Courtesy of Kari Murphy

People across Washington state are contending with glitchy websites, full schedules, and an uncertain wait to get a vaccine. Getting an appointment is a combination of tech-savvy, fortitude, and luck.

Even then you can’t be sure to find a dose.

Some places you can book ahead. Other places you can’t.

Some places have a waitlist. Other places don’t.

And at a lot of places, the phone lines are full or the website just crashes.

Washington state and health care providers say they only get one week’s notice about how many doses they will receive. Short and unpredictable supply, coupled with a crushing demand is causing frustration for people newly eligible to receive vaccine doses.

Joy Twentyman leaned into her millennial tech skills on Tuesday to help her mother, who is over 80, secure a dose at the University of Washington.

“You sign up, you pick a time, and then you click to finish your registration," she said. "And then it pops up an error message that’s like ‘Oh you need to try again, that spot’s no longer available.”

So she opened multiple windows in different web browsers, she said. It was like trying to get concert tickets to see Brandi Carlile, or the popular K-pop group BTS.

“You have to click again and again and keep refreshing the page until hopefully eventually you can get a spot,” Twentyman said.

But many people are finding no spots available, no matter how many times they try.

Joella Pyatt in Olympia estimates she has spent about an hour or two a day trying to get vaccine appointments for her 66 year-old husband, and 82 and 89 year-old parents, including emailing at least 20 locations in multiple counties listed on the website of the state Department of Health.

“We finally ended up doing kind of a little mass email that we copied and copied over and over and sent it to all the clinics,” Pyatt said.

The clinics then sent back links to websites for finding and scheduling appointments, she said.
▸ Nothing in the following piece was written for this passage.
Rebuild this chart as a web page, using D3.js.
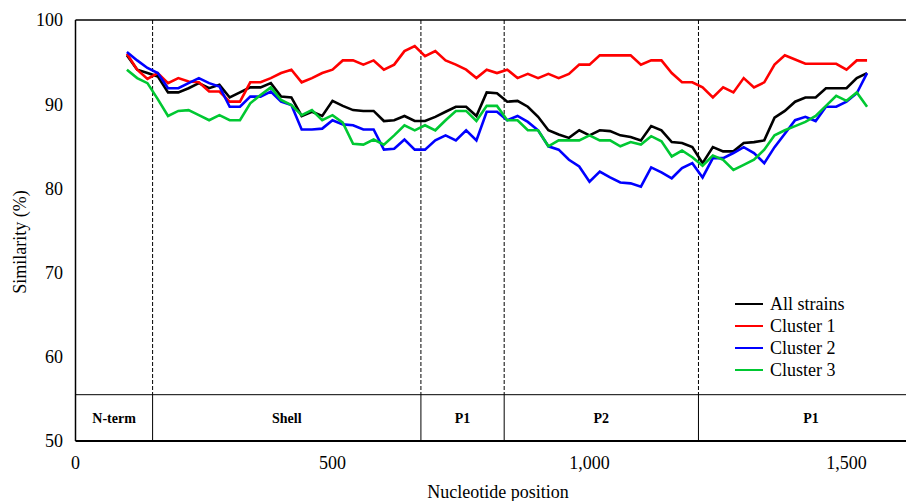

They also got on a waiting list with their local provider, who doesn’t have any vaccine doses.

“Now I have it down to a system where I have all the links in one place and I can just sit down and do it while I drink my coffee in the morning,” Pyatt said.

On Friday, Pyatt’s father was able to book an appointment at the VA, she said, after an hour and fifteen minutes.

No luck so far for the others. Right now, they feel like they’re stuck without the vaccine. And Pyatt wants to travel to Alaska to see her grandson, she said.

“The baby’s going to be a year and he’s not going to know who his grandma is,” Pyatt said.

In Seattle, 79-year-old Marilyn Perles is getting on every list for vaccine doses she can find, including for the Virginia Mason vaccination clinic at Amazon on Sunday.

“At this rate I will have my name all over Seattle! My closest yet to becoming famous!” Perles said.

Joking aside, Perles is frustrated, she said.

“I will keep trying and hopefully somebody will get back to me, someday,” Perles said.

One place Perles called was her provider, the Polyclinic, and no one answered the phone. Perles also tried the website, and it crashed. A note appeared saying it was overloaded.

Next time she is going to try at midnight, she said.

“I guess you would have to do this every single minute of every day to get an appointment,” she said. “I don’t know what else to do.”